3D scaffold-based fusion outperforms image-level fusion by +0.36dB PSNR.
Temporal propagation in latent space yields an additional +0.58dB PSNR.
Voxel-based Gaussian decoding recovers scene completion where point-only fails ( $>0.4$ PSNR difference).
Choice of geometry foundation model is not pivotal within the framework; both MoGe-2 and $\pi^3$ deliver robust results.

Implementation and Deployment Considerations

Computational Efficiency: Sparse tensor operations and U-Net backbones enable efficient fusion, suitable for deployment on large-scale vehicle fleets.
Resource Requirements: Training on 16×H20 GPUs and batch sizes of 32 indicate memory-intensive operations but are viable in dedicated datacenter setups.
Generalization: Feed-forward design and foundation model reliance make UniSplat adaptable to new environments and sensor layouts without retraining from scratch.

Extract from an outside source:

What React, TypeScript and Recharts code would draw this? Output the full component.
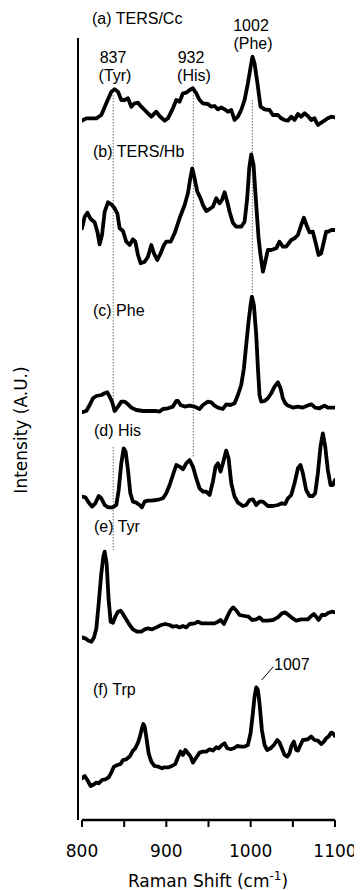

Theoretical and Practical Implications

UniSplat’s architecture demonstrates that a unified latent 3D scaffold, constructed from sparse multi-view inputs, and fused in both space and time, can support robust, generalizable, and dynamic-aware scene reconstruction. The persistent accumulation of static primitives opens avenues for lifelong world modeling and interactive 4D simulation. Its success highlights the need for explicit geometric and semantic alignment via large-scale foundation models, rendering implicit prior learning increasingly central to real-world autonomous systems. Future developments may target memory-efficient streaming, multimodal fusion (LiDAR, radar), and extension to non-driving domains requiring dynamic scene modeling.

Conclusion

UniSplat delivers an authoritative feed-forward reconstruction framework tailored for dynamic, sparse-view autonomous driving scenarios. Through unified spatio-temporal fusion in the scaffold domain and dual-branch dynamic-aware Gaussian generation, it consistently surpasses previous methods in both quantitative and qualitative benchmarks. Its principled design and strong generalization capacity position it as a foundational architecture for next-generation dynamic world modeling and scalable self-supervised scene understanding.